The station’s efforts caught the eye of Mekeisha Madden Toby, TV critic for the Detroit News. “Detroit Public Television knows how to both meet the needs of the community and drum up support and media attention,” she said. “Covering Great Lakes Now and giving that coverage to 13 other PBS stations made DPTV a broadcast leader.”
The Mackinac broadcasts also confirmed what DPTV executives suspected — that other broadcasters would be more inclined to use the material if they could pass it off as their own work, or at least didn’t have to contend with whirling logos from another station. Going low-profile was fine with DPTV. Working under a philosophy it calls COPE — create once, publish everywhere — the station was more concerned with disseminating the conference than getting credit for producing it.

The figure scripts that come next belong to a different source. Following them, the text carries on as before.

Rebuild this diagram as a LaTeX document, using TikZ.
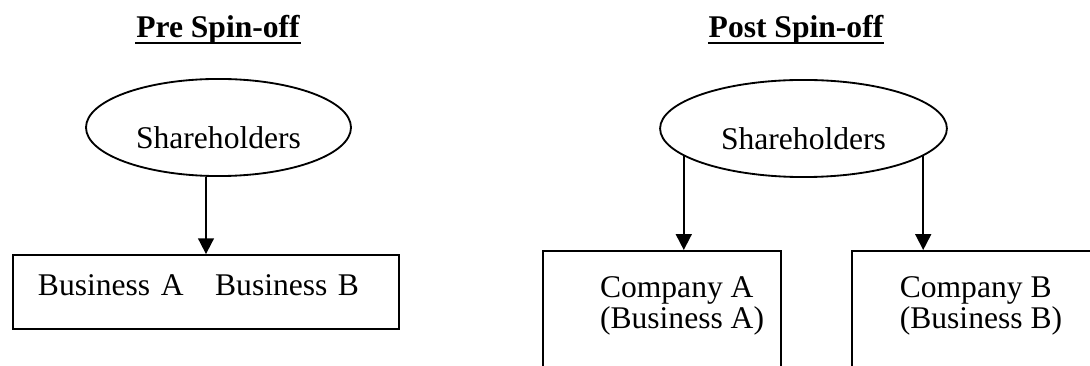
\documentclass[tikz,border=0pt]{standalone}
\usepackage{fontspec}
\setmainfont{Liberation Serif}
\usepackage{tikz}
\usetikzlibrary{shapes.geometric, arrows.meta, positioning}

\tikzset{
  holders/.style={ellipse, draw, minimum height=36.9pt, inner sep=0pt,
                  text height=15.6pt, text depth=0pt},
  unitbox/.style={draw, rectangle, inner sep=0pt},
  unittext/.style={align=left, inner sep=0pt},
  heading/.style={font=\fontsize{12}{14}\selectfont\bfseries, inner sep=0pt, anchor=base},
  owns/.style={-{Triangle[width=6pt, length=6pt]}},
}

\begin{document}
\begin{tikzpicture}[x=0.38pt, y=-0.38pt, line width=0.7pt,
                    font=\fontsize{12}{11.8}\selectfont]
  \useasboundingbox (0,0) rectangle (1090,366);
  \clip (0,0) rectangle (1090,366);

  \node[heading] (pretitle) at (218,38) {Pre Spin-off};
  \node[heading] (posttitle) at (796,38) {Post Spin-off};
  \draw[line width=0.8pt] ([yshift=-1.9pt]pretitle.base west) -- ([yshift=-1.9pt]pretitle.base east);
  \draw[line width=0.8pt] ([yshift=-1.9pt]posttitle.base west) -- ([yshift=-1.9pt]posttitle.base east);

  \node[holders, minimum width=100.7pt] (preholders) at (218.5,127.5) {Shareholders};
  \node[unitbox, minimum width=146.7pt, minimum height=28.1pt, text width=127.7pt,
        inner xsep=9.5pt, align=left, text height=8pt, text depth=5pt] (prebox) at (206,292)
        {Business A\quad Business B};
  \draw[owns] (preholders.south -| prebox.north) -- (prebox.north);

  \node[holders, minimum width=109pt] (postholders) at (803.5,128.5) {Shareholders};
  \node[unitbox, anchor=north west, minimum width=90.4pt, minimum height=64.6pt] (companyA) at (542,250) {};
  \node[unitbox, anchor=north west, minimum width=98.8pt, minimum height=64.6pt] (companyB) at (851,250) {};
  \node[unittext, below right=9.9pt and 21.7pt of companyA.north west] (companyAtext) {Company A\\(Business A)};
  \node[unittext, below right=9.9pt and 18.2pt of companyB.north west] (companyBtext) {Company B\\(Business B)};
  \draw[owns] (postholders.193) -- (postholders.193 |- companyA.north);
  \draw[owns] (postholders.347) -- (postholders.347 |- companyB.north);
\end{tikzpicture}
\end{document}
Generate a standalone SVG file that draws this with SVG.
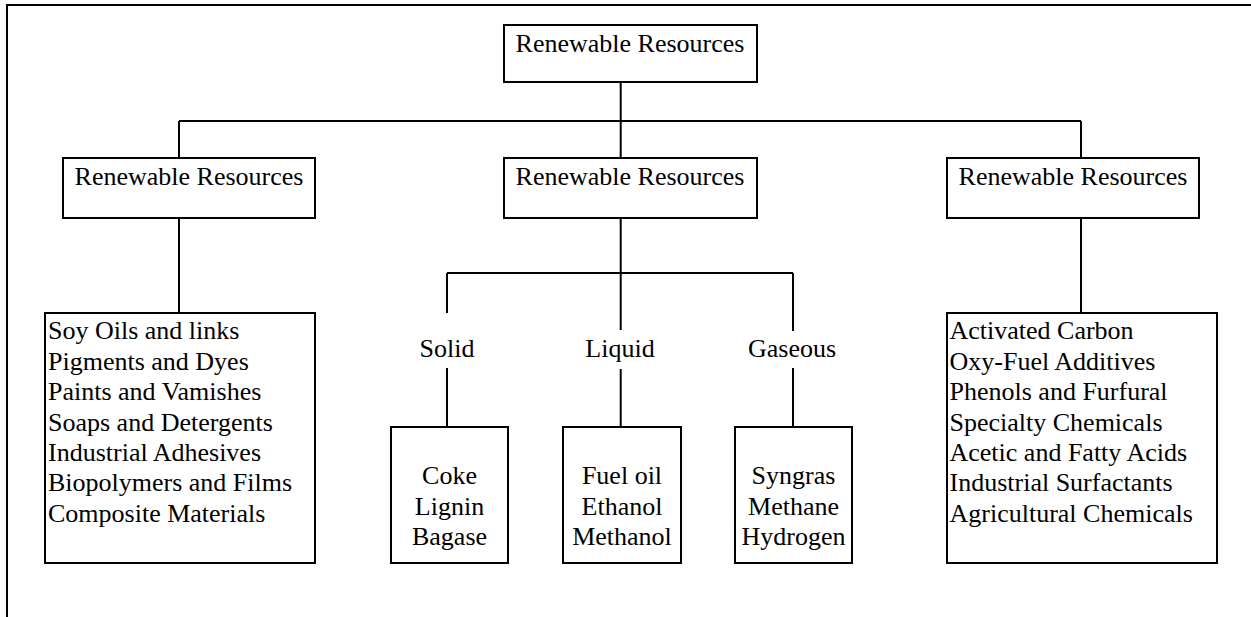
<svg xmlns="http://www.w3.org/2000/svg" width="1251" height="617" viewBox="0 0 1251 617">
<style>
.box{fill:#fff;stroke:#000;stroke-width:2}
.ln{fill:none;stroke:#000;stroke-width:2}
text{font-family:"Liberation Serif","Times New Roman",serif;font-size:26px;fill:#000}
.c{text-anchor:middle}
</style>
<rect x="0" y="0" width="1251" height="617" fill="#fff"/>
<path class="ln" d="M7 617 V5 H1251"/>
<g id="connectors">
<path class="ln" d="M620.7 82 V121 M179 121 H1081 M179 121 V158 M620.7 121 V158 M1081 121 V158"/>
<path class="ln" d="M179 218 V313"/>
<path class="ln" d="M1081 218 V313"/>
<path class="ln" d="M620.7 218 V330 M447 273 H793 M447 273 V313 M793 273 V331"/>
<path class="ln" d="M447 368 V427 M620.7 369 V427 M793 368 V427"/>
</g>
<g id="root">
<rect class="box" x="504" y="25" width="253" height="57"/>
<text class="c" x="630" y="52">Renewable Resources</text>
</g>
<g id="mid-left">
<rect class="box" x="63" y="158" width="252" height="60"/>
<text class="c" x="189" y="185">Renewable Resources</text>
</g>
<g id="mid-center">
<rect class="box" x="504" y="158" width="253" height="60"/>
<text class="c" x="630" y="185">Renewable Resources</text>
</g>
<g id="mid-right">
<rect class="box" x="947" y="158" width="252" height="60"/>
<text class="c" x="1073" y="185">Renewable Resources</text>
</g>
<g id="list-left">
<rect class="box" x="45" y="313" width="270" height="250"/>
<text x="48" y="339">Soy Oils and links</text>
<text x="48" y="369.5">Pigments and Dyes</text>
<text x="48" y="400">Paints and Vamishes</text>
<text x="48" y="430.5">Soaps and Detergents</text>
<text x="48" y="461">Industrial Adhesives</text>
<text x="48" y="491">Biopolymers and Films</text>
<text x="48" y="521.5">Composite Materials</text>
</g>
<g id="label-solid"><text class="c" x="447" y="357">Solid</text></g>
<g id="label-liquid"><text class="c" x="620" y="357">Liquid</text></g>
<g id="label-gaseous"><text class="c" x="792" y="357">Gaseous</text></g>
<g id="solid">
<rect class="box" x="391" y="427" width="117" height="136"/>
<text class="c" x="449.5" y="484">Coke</text>
<text class="c" x="449.5" y="514.5">Lignin</text>
<text class="c" x="449.5" y="545">Bagase</text>
</g>
<g id="liquid">
<rect class="box" x="563" y="427" width="118" height="136"/>
<text class="c" x="622" y="484">Fuel oil</text>
<text class="c" x="622" y="514.5">Ethanol</text>
<text class="c" x="622" y="545">Methanol</text>
</g>
<g id="gaseous">
<rect class="box" x="735" y="427" width="117" height="136"/>
<text class="c" x="793.5" y="484">Syngras</text>
<text class="c" x="793.5" y="514.5">Methane</text>
<text class="c" x="793.5" y="545">Hydrogen</text>
</g>
<g id="list-right">
<rect class="box" x="947" y="313" width="270" height="250"/>
<text x="949.5" y="339">Activated Carbon</text>
<text x="949.5" y="369.5">Oxy-Fuel Additives</text>
<text x="949.5" y="400">Phenols and Furfural</text>
<text x="949.5" y="430.5">Specialty Chemicals</text>
<text x="949.5" y="461">Acetic and Fatty Acids</text>
<text x="949.5" y="491">Industrial Surfactants</text>
<text x="949.5" y="521.5">Agricultural Chemicals</text>
</g>
</svg>
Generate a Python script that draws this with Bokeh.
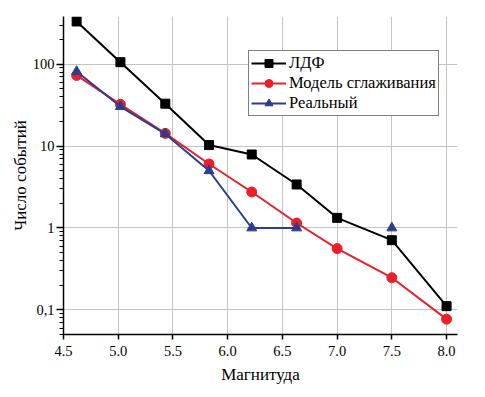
import numpy as np
from bokeh.plotting import figure
from bokeh.models import FixedTicker, NumeralTickFormatter, CustomJSTickFormatter
from bokeh.embed import file_html
from bokeh.resources import INLINE

magnitude = [4.62, 5.02, 5.43, 5.83, 6.22, 6.63, 7.0, 7.5, 8.0]
ldf = [333, 106, 33, 10.3, 7.9, 3.4, 1.33, 0.71, 0.111]
smooth = [73, 32.4, 14.3, 6.05, 2.75, 1.15, 0.56, 0.247, 0.077]
real = [81.5, 30.4, 14.1, 5.0, 1.0, 1.0, np.nan, 1.0, np.nan]
x_ticks = [4.5, 5.0, 5.5, 6.0, 6.5, 7.0, 7.5, 8.0]

FONT = "Liberation Serif"

p = figure(frame_width=394, frame_height=318, y_axis_type="log",
           x_range=(4.5, 8.1), y_range=(0.05, 383),
           output_backend="svg", toolbar_location=None,
           min_border_left=63, min_border_top=16, min_border_right=8, min_border_bottom=42)
p.outline_line_color = None

BLACK = "#000000"
RED = "#e8202a"
BLUE = "#2c3d8f"

p.line(magnitude, ldf, color=BLACK, line_width=2, legend_label="ЛДФ")
p.scatter(magnitude, ldf, marker="square", size=9, color=BLACK, legend_label="ЛДФ")
p.line(magnitude, smooth, color=RED, line_width=2, legend_label="Модель сглаживания")
p.scatter(magnitude, smooth, marker="circle", size=10, color=RED, legend_label="Модель сглаживания")
p.line(magnitude, real, color=BLUE, line_width=2, legend_label="Реальный")
p.scatter(magnitude, real, marker="triangle", size=10, color=BLUE, legend_label="Реальный")

p.xaxis.ticker = FixedTicker(ticks=x_ticks)
p.xaxis.formatter = NumeralTickFormatter(format="0.0")
p.xaxis.minor_tick_line_color = None
p.yaxis.formatter = CustomJSTickFormatter(code="""
    if (tick < 1) { return tick.toPrecision(1).replace('.', ','); }
    return Math.round(tick).toString();
""")
for ax in (p.xaxis, p.yaxis):
    ax.axis_line_width = 1.5
    ax.axis_line_color = "black"
    ax.major_tick_line_color = "black"
    ax.major_tick_line_width = 1.5
    ax.major_tick_in = 0
    ax.major_label_text_font = FONT
    ax.major_label_text_font_size = "14.5px"
    ax.major_label_text_color = "black"
    ax.axis_label_text_font = FONT
    ax.axis_label_text_font_size = "17px"
    ax.axis_label_text_font_style = "normal"
    ax.axis_label_text_color = "black"
p.xaxis.major_tick_out = 5
p.yaxis.major_tick_out = 7
p.xaxis.major_label_standoff = 6
p.xaxis.axis_label_standoff = 6
p.yaxis.major_label_standoff = 2
p.yaxis.axis_label_standoff = 0
p.yaxis.minor_tick_out = 4
p.yaxis.minor_tick_in = 0
p.yaxis.minor_tick_line_color = "black"
p.yaxis.minor_tick_line_width = 1.2
p.xaxis.axis_label = "Магнитуда"
p.yaxis.axis_label = "Число событий"

p.xgrid.ticker = FixedTicker(ticks=x_ticks[1:])
p.xgrid.grid_line_color = "#c4c4c4"
p.ygrid.grid_line_color = "#c4c4c4"

leg = p.legend[0]
leg.location = (185, 218)
leg.label_text_font = FONT
leg.label_text_font_size = "16.5px"
leg.label_text_color = "black"
leg.border_line_color = "black"
leg.border_line_width = 1
leg.glyph_width = 35
leg.glyph_height = 20
leg.label_height = 20
leg.label_standoff = 3
leg.padding = 2
leg.spacing = 0
leg.margin = 0
leg.background_fill_alpha = 1

open("out.html", "w").write(file_html(p, INLINE))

“We made it freely available to anyone who wanted it — we took our name off of it,” said Herbert, who retired from CBS Radio in March after a 38-year career that included programming WWJ, the all-news station in Detroit where Homberg was g.m.
Instead, the Great Lakes Now coverage was branded “MiVote,” the name of a voter engagement project DPTV began a few years ago. “MiVote had already distributed the only televised debate in last fall’s gubernatorial campaign, so there was pretty ready acceptance across Michigan,” Herbert said. “It allowed the television stations to act as if it was their own debate, which we found key.”
Added Homberg: “We’re willing to work with other media organizations. We’re willing to work with other organizations throughout the community who have an interest in furthering ideas. This is really moving from an intellectual property model to a model that says, ‘I’m going to build my value in the community based on an understanding of issues and my ability to connect to important people, thought leaders and the community as a whole.’”
Still, covering such issues as fecal loading or phosphorous factors in the lakes practically guaranteed that devoting resources to long-form coverage would not appeal to commercial TV stations more attuned to police sirens and celebrity gossip. “We had some problems convincing the local television stations that this is a big deal,” Herbert said. So she stressed the importance of stories about recreation and water sports, public safety and the environment.
“People like to go to the beach. People like to boat. People like to be outdoors and there’s an interconnection between water, energy and land,” she said. “It’s hard to walk away from that.”